--- Start of COLLECTED DATA ---
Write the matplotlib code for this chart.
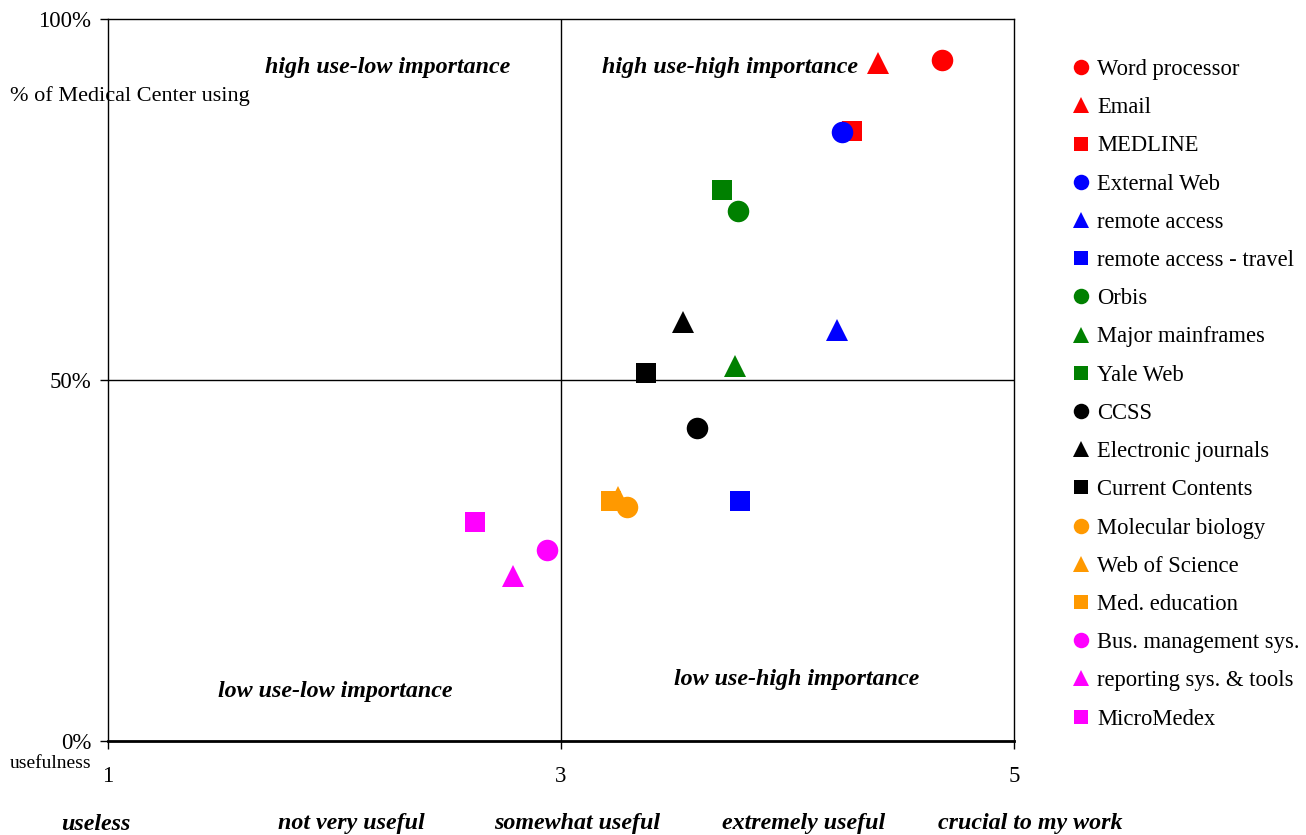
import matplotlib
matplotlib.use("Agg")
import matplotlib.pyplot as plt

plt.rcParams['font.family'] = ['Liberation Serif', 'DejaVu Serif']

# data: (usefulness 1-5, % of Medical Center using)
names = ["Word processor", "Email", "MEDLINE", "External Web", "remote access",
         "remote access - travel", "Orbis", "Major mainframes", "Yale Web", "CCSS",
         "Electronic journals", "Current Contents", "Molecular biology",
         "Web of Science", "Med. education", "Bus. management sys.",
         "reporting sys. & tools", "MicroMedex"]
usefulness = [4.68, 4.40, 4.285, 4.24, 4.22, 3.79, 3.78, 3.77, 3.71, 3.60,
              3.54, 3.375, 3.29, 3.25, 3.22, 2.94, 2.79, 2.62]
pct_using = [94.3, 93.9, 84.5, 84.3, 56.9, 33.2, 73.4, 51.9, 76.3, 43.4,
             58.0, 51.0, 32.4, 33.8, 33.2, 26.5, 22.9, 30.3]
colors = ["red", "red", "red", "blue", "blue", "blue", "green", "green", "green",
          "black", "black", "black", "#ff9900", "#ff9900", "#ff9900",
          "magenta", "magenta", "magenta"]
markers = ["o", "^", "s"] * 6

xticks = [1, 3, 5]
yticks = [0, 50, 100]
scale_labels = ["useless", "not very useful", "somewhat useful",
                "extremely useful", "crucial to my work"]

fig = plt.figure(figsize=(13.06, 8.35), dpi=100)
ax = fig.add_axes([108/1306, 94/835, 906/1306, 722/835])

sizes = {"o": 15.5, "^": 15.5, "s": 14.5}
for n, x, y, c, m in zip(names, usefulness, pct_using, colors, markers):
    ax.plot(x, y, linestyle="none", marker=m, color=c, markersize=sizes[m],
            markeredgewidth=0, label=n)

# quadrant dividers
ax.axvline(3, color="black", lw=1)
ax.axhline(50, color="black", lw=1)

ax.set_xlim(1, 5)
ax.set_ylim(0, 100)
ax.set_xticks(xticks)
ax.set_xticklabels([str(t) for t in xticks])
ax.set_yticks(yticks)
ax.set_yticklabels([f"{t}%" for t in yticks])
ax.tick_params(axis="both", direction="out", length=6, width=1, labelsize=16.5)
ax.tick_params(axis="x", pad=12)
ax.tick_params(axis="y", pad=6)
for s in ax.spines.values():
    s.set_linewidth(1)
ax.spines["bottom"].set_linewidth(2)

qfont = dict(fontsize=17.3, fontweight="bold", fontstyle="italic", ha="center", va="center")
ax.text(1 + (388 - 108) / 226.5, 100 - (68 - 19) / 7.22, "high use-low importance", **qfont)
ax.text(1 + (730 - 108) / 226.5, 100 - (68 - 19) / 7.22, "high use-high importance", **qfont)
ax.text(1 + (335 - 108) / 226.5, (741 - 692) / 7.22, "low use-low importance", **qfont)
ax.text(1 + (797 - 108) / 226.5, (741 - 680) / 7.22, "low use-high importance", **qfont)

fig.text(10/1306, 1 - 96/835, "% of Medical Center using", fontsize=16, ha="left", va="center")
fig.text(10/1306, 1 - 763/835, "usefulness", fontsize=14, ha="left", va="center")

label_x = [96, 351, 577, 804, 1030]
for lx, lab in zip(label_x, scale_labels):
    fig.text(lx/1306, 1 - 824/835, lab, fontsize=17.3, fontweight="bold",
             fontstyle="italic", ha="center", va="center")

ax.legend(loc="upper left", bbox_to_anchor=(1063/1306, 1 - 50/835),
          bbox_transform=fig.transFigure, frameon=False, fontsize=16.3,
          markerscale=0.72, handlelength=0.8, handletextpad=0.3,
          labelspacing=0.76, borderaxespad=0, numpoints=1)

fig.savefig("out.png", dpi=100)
--- End of COLLECTED DATA ---
TO BE DONE:
Repeat the material above in full and exactly, apart from the pictures.

ANSWER IN FULL:
Write the matplotlib code for this chart.
import matplotlib
matplotlib.use("Agg")
import matplotlib.pyplot as plt

plt.rcParams['font.family'] = ['Liberation Serif', 'DejaVu Serif']

# data: (usefulness 1-5, % of Medical Center using)
names = ["Word processor", "Email", "MEDLINE", "External Web", "remote access",
         "remote access - travel", "Orbis", "Major mainframes", "Yale Web", "CCSS",
         "Electronic journals", "Current Contents", "Molecular biology",
         "Web of Science", "Med. education", "Bus. management sys.",
         "reporting sys. & tools", "MicroMedex"]
usefulness = [4.68, 4.40, 4.285, 4.24, 4.22, 3.79, 3.78, 3.77, 3.71, 3.60,
              3.54, 3.375, 3.29, 3.25, 3.22, 2.94, 2.79, 2.62]
pct_using = [94.3, 93.9, 84.5, 84.3, 56.9, 33.2, 73.4, 51.9, 76.3, 43.4,
             58.0, 51.0, 32.4, 33.8, 33.2, 26.5, 22.9, 30.3]
colors = ["red", "red", "red", "blue", "blue", "blue", "green", "green", "green",
          "black", "black", "black", "#ff9900", "#ff9900", "#ff9900",
          "magenta", "magenta", "magenta"]
markers = ["o", "^", "s"] * 6

xticks = [1, 3, 5]
yticks = [0, 50, 100]
scale_labels = ["useless", "not very useful", "somewhat useful",
                "extremely useful", "crucial to my work"]

fig = plt.figure(figsize=(13.06, 8.35), dpi=100)
ax = fig.add_axes([108/1306, 94/835, 906/1306, 722/835])

sizes = {"o": 15.5, "^": 15.5, "s": 14.5}
for n, x, y, c, m in zip(names, usefulness, pct_using, colors, markers):
    ax.plot(x, y, linestyle="none", marker=m, color=c, markersize=sizes[m],
            markeredgewidth=0, label=n)

# quadrant dividers
ax.axvline(3, color="black", lw=1)
ax.axhline(50, color="black", lw=1)

ax.set_xlim(1, 5)
ax.set_ylim(0, 100)
ax.set_xticks(xticks)
ax.set_xticklabels([str(t) for t in xticks])
ax.set_yticks(yticks)
ax.set_yticklabels([f"{t}%" for t in yticks])
ax.tick_params(axis="both", direction="out", length=6, width=1, labelsize=16.5)
ax.tick_params(axis="x", pad=12)
ax.tick_params(axis="y", pad=6)
for s in ax.spines.values():
    s.set_linewidth(1)
ax.spines["bottom"].set_linewidth(2)

qfont = dict(fontsize=17.3, fontweight="bold", fontstyle="italic", ha="center", va="center")
ax.text(1 + (388 - 108) / 226.5, 100 - (68 - 19) / 7.22, "high use-low importance", **qfont)
ax.text(1 + (730 - 108) / 226.5, 100 - (68 - 19) / 7.22, "high use-high importance", **qfont)
ax.text(1 + (335 - 108) / 226.5, (741 - 692) / 7.22, "low use-low importance", **qfont)
ax.text(1 + (797 - 108) / 226.5, (741 - 680) / 7.22, "low use-high importance", **qfont)

fig.text(10/1306, 1 - 96/835, "% of Medical Center using", fontsize=16, ha="left", va="center")
fig.text(10/1306, 1 - 763/835, "usefulness", fontsize=14, ha="left", va="center")

label_x = [96, 351, 577, 804, 1030]
for lx, lab in zip(label_x, scale_labels):
    fig.text(lx/1306, 1 - 824/835, lab, fontsize=17.3, fontweight="bold",
             fontstyle="italic", ha="center", va="center")

ax.legend(loc="upper left", bbox_to_anchor=(1063/1306, 1 - 50/835),
          bbox_transform=fig.transFigure, frameon=False, fontsize=16.3,
          markerscale=0.72, handlelength=0.8, handletextpad=0.3,
          labelspacing=0.76, borderaxespad=0, numpoints=1)

fig.savefig("out.png", dpi=100)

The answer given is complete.